The attack occurred outside the upscale Celal Aga Konagi Hotel, a converted Ottoman mansion that is favoured by foreign tourists.
The 16th-century Sehzade Mosque -- considered one of the greatest masterpieces of Ottoman architect Mimar Sinan -- was also damaged by the force of the explosion.
Television footage showed its windows blown out and debris littering the floor.
Loudspeakers on mosques warned people to vacate the area, after which a controlled explosion was carried out on a suspect vehicle.
Erdogan, who flew back to Ankara later in the day, chaired a security summit at the presidential palace, with several ministers as well as the top army general and spy chief.
French President Francois Hollande condemned the attack as an "intolerable act of violence" that should strengthen common resolve to fight terrorism.
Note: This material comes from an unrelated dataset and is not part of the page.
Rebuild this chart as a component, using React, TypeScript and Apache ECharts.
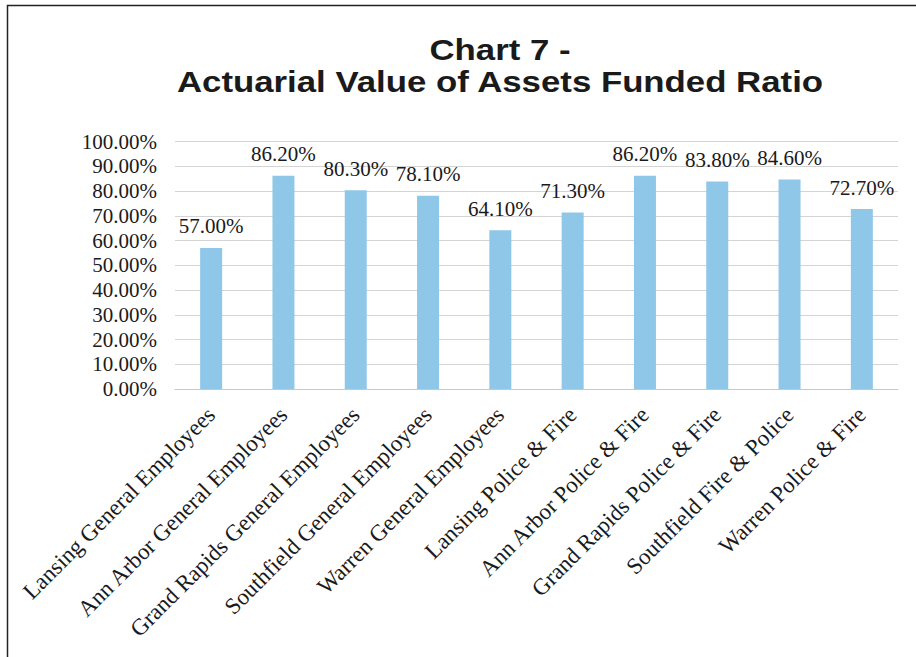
import React, { useEffect, useRef } from "react";
import * as echarts from "echarts";

const categories = [
  "Lansing General Employees",
  "Ann Arbor General Employees",
  "Grand Rapids General Employees",
  "Southfield General Employees",
  "Warren General Employees",
  "Lansing Police & Fire",
  "Ann Arbor Police & Fire",
  "Grand Rapids Police & Fire",
  "Southfield Fire & Police",
  "Warren Police & Fire",
];
const fundedRatio = [57.0, 86.2, 80.3, 78.1, 64.1, 71.3, 86.2, 83.8, 84.6, 72.7];
const titleLines = ["Chart 7 -", "Actuarial Value of Assets Funded Ratio"];

const SERIF = "'Liberation Serif', 'Times New Roman', serif";
const SANS = "'Liberation Sans', Arial, sans-serif";

export default function App() {
  const ref = useRef<HTMLDivElement>(null);
  useEffect(() => {
    if (!ref.current) return;
    const chart = echarts.init(ref.current, null, { renderer: "svg" });
    chart.setOption({
      animation: false,
      backgroundColor: "#ffffff",
      graphic: [
        {
          type: "rect",
          z: 0,
          silent: true,
          shape: { x: 7.5, y: 5.5, width: 1000, height: 1000 },
          style: { fill: "none", stroke: "#222", lineWidth: 1.5 },
        },
        {
          type: "text",
          x: 500,
          y: 49.5,
          scaleX: 1.16,
          style: {
            text: titleLines[0],
            fontFamily: SANS,
            fontWeight: "bold",
            fontSize: 30,
            fill: "#1a1a1a",
            textAlign: "center",
            textVerticalAlign: "middle",
          },
        },
        {
          type: "text",
          x: 500,
          y: 81.5,
          scaleX: 1.16,
          style: {
            text: titleLines[1],
            fontFamily: SANS,
            fontWeight: "bold",
            fontSize: 30,
            fill: "#1a1a1a",
            textAlign: "center",
            textVerticalAlign: "middle",
          },
        },
      ],
      grid: {
        left: 175,
        right: 18,
        top: 141.5,
        bottom: 268,
        containLabel: false,
        outerBoundsMode: "none",
      },
      xAxis: {
        type: "category",
        data: categories,
        axisTick: { show: false },
        axisLine: { show: true, lineStyle: { color: "#c8c8c8", width: 1 } },
        axisLabel: {
          interval: 0,
          rotate: 45,
          margin: 22,
          fontFamily: SERIF,
          fontSize: 23,
          color: "#1a1a1a",
        },
      },
      yAxis: {
        type: "value",
        min: 0,
        max: 100,
        interval: 10,
        axisLine: { show: false },
        axisTick: { show: false },
        splitLine: { lineStyle: { color: "#d4d4d4", width: 1 } },
        axisLabel: {
          margin: 18,
          fontFamily: SERIF,
          fontSize: 21,
          color: "#1a1a1a",
          formatter: (v: number) => v.toFixed(2) + "%",
        },
      },
      series: [
        {
          type: "bar",
          data: fundedRatio,
          barWidth: 22,
          itemStyle: { color: "#8fc7e9" },
          label: {
            show: true,
            position: "top",
            distance: 11,
            fontFamily: SERIF,
            fontSize: 21,
            color: "#1a1a1a",
            formatter: (p: any) => Number(p.value).toFixed(2) + "%",
          },
        },
      ],
    });
    return () => chart.dispose();
  }, []);
  return (
    <div
      ref={ref}
      style={{ position: "fixed", left: 0, top: 0, width: 916, height: 657 }}
    />
  );
}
German Chancellor Angela Merkel said Berlin was "on the side of Turkey in the fight against terrorism" and Nato chief Jens Stoltenberg also expressed solidarity.
US Ambassador to Ankara John Bass said in a Twitter message: "Such senseless violence could never be rationalised by any cause."
The United States will "continue to stand shoulder-to-shoulder with Turkey in the fight against terrorism," Bass said. EU foreign policy chief Federica Mogherini also reaffirmed support.
The bombing, which occurred on the second day of the Muslim holy month of Ramadan, is the latest in a string of attacks that have rattled citizens and damaged tourism.
Two blasts in Ankara claimed by the Kurdistan Freedom Falcons (TAK) -- a radical splinter group of the better-known PKK -- earlier this year claimed dozens of lives.